# Aim of the task:
Without the pictures, set down every line of the data exactly.

——————————

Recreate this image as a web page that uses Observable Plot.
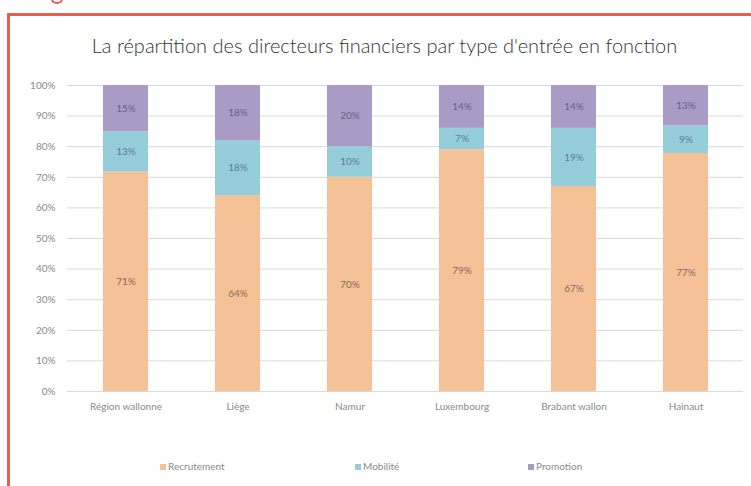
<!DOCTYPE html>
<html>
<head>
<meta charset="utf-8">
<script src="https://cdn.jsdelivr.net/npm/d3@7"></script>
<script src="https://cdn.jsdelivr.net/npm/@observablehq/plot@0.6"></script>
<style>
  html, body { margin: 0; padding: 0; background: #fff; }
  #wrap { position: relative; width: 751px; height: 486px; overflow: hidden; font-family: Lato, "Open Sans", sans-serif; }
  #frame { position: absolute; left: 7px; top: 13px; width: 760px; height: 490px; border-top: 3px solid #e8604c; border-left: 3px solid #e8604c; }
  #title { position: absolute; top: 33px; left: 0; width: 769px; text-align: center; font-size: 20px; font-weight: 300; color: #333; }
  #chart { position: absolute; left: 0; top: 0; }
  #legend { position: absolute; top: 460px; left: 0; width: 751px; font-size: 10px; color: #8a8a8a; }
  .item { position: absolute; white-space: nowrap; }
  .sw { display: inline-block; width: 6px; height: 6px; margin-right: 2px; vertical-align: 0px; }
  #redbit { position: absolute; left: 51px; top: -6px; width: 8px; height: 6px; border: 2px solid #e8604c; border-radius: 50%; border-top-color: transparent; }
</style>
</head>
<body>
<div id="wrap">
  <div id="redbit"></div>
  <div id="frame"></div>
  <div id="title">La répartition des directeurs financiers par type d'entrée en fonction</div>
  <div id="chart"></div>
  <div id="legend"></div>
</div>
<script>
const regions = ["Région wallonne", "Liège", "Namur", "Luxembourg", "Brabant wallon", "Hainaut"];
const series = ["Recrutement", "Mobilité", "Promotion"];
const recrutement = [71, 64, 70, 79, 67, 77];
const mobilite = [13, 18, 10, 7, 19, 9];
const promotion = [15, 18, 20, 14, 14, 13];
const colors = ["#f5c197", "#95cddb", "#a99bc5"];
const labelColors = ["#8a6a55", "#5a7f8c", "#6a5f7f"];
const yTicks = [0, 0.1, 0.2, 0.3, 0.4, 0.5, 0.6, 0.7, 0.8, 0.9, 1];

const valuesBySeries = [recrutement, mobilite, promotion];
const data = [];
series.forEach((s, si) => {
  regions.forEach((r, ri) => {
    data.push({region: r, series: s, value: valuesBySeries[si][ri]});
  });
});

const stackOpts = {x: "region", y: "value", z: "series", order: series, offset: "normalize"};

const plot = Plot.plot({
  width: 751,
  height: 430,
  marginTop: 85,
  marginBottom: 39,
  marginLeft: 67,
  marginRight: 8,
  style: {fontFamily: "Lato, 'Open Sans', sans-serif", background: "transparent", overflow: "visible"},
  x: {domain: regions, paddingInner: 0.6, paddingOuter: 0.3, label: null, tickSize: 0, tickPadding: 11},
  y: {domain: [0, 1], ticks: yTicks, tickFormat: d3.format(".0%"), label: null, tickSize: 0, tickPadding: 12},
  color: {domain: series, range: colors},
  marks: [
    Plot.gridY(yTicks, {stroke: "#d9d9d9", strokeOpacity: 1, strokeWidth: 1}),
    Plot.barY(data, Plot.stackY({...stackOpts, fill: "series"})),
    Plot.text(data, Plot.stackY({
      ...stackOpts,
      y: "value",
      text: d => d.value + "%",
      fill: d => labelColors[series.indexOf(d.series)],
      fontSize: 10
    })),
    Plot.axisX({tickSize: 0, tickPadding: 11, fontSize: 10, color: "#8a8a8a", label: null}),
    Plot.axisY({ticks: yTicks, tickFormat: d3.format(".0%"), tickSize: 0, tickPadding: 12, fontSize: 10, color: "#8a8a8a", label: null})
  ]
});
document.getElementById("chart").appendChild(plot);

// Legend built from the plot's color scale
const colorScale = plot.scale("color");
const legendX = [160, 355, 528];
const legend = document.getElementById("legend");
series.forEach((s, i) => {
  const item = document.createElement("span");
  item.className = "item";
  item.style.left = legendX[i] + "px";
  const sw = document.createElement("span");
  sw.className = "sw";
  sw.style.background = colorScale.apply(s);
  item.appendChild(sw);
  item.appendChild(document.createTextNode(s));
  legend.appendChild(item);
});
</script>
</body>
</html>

——————————

# Full output:
Recreate this image as a web page that uses Observable Plot.
<!DOCTYPE html>
<html>
<head>
<meta charset="utf-8">
<script src="https://cdn.jsdelivr.net/npm/d3@7"></script>
<script src="https://cdn.jsdelivr.net/npm/@observablehq/plot@0.6"></script>
<style>
  html, body { margin: 0; padding: 0; background: #fff; }
  #wrap { position: relative; width: 751px; height: 486px; overflow: hidden; font-family: Lato, "Open Sans", sans-serif; }
  #frame { position: absolute; left: 7px; top: 13px; width: 760px; height: 490px; border-top: 3px solid #e8604c; border-left: 3px solid #e8604c; }
  #title { position: absolute; top: 33px; left: 0; width: 769px; text-align: center; font-size: 20px; font-weight: 300; color: #333; }
  #chart { position: absolute; left: 0; top: 0; }
  #legend { position: absolute; top: 460px; left: 0; width: 751px; font-size: 10px; color: #8a8a8a; }
  .item { position: absolute; white-space: nowrap; }
  .sw { display: inline-block; width: 6px; height: 6px; margin-right: 2px; vertical-align: 0px; }
  #redbit { position: absolute; left: 51px; top: -6px; width: 8px; height: 6px; border: 2px solid #e8604c; border-radius: 50%; border-top-color: transparent; }
</style>
</head>
<body>
<div id="wrap">
  <div id="redbit"></div>
  <div id="frame"></div>
  <div id="title">La répartition des directeurs financiers par type d'entrée en fonction</div>
  <div id="chart"></div>
  <div id="legend"></div>
</div>
<script>
const regions = ["Région wallonne", "Liège", "Namur", "Luxembourg", "Brabant wallon", "Hainaut"];
const series = ["Recrutement", "Mobilité", "Promotion"];
const recrutement = [71, 64, 70, 79, 67, 77];
const mobilite = [13, 18, 10, 7, 19, 9];
const promotion = [15, 18, 20, 14, 14, 13];
const colors = ["#f5c197", "#95cddb", "#a99bc5"];
const labelColors = ["#8a6a55", "#5a7f8c", "#6a5f7f"];
const yTicks = [0, 0.1, 0.2, 0.3, 0.4, 0.5, 0.6, 0.7, 0.8, 0.9, 1];

const valuesBySeries = [recrutement, mobilite, promotion];
const data = [];
series.forEach((s, si) => {
  regions.forEach((r, ri) => {
    data.push({region: r, series: s, value: valuesBySeries[si][ri]});
  });
});

const stackOpts = {x: "region", y: "value", z: "series", order: series, offset: "normalize"};

const plot = Plot.plot({
  width: 751,
  height: 430,
  marginTop: 85,
  marginBottom: 39,
  marginLeft: 67,
  marginRight: 8,
  style: {fontFamily: "Lato, 'Open Sans', sans-serif", background: "transparent", overflow: "visible"},
  x: {domain: regions, paddingInner: 0.6, paddingOuter: 0.3, label: null, tickSize: 0, tickPadding: 11},
  y: {domain: [0, 1], ticks: yTicks, tickFormat: d3.format(".0%"), label: null, tickSize: 0, tickPadding: 12},
  color: {domain: series, range: colors},
  marks: [
    Plot.gridY(yTicks, {stroke: "#d9d9d9", strokeOpacity: 1, strokeWidth: 1}),
    Plot.barY(data, Plot.stackY({...stackOpts, fill: "series"})),
    Plot.text(data, Plot.stackY({
      ...stackOpts,
      y: "value",
      text: d => d.value + "%",
      fill: d => labelColors[series.indexOf(d.series)],
      fontSize: 10
    })),
    Plot.axisX({tickSize: 0, tickPadding: 11, fontSize: 10, color: "#8a8a8a", label: null}),
    Plot.axisY({ticks: yTicks, tickFormat: d3.format(".0%"), tickSize: 0, tickPadding: 12, fontSize: 10, color: "#8a8a8a", label: null})
  ]
});
document.getElementById("chart").appendChild(plot);

// Legend built from the plot's color scale
const colorScale = plot.scale("color");
const legendX = [160, 355, 528];
const legend = document.getElementById("legend");
series.forEach((s, i) => {
  const item = document.createElement("span");
  item.className = "item";
  item.style.left = legendX[i] + "px";
  const sw = document.createElement("span");
  sw.className = "sw";
  sw.style.background = colorScale.apply(s);
  item.appendChild(sw);
  item.appendChild(document.createTextNode(s));
  legend.appendChild(item);
});
</script>
</body>
</html>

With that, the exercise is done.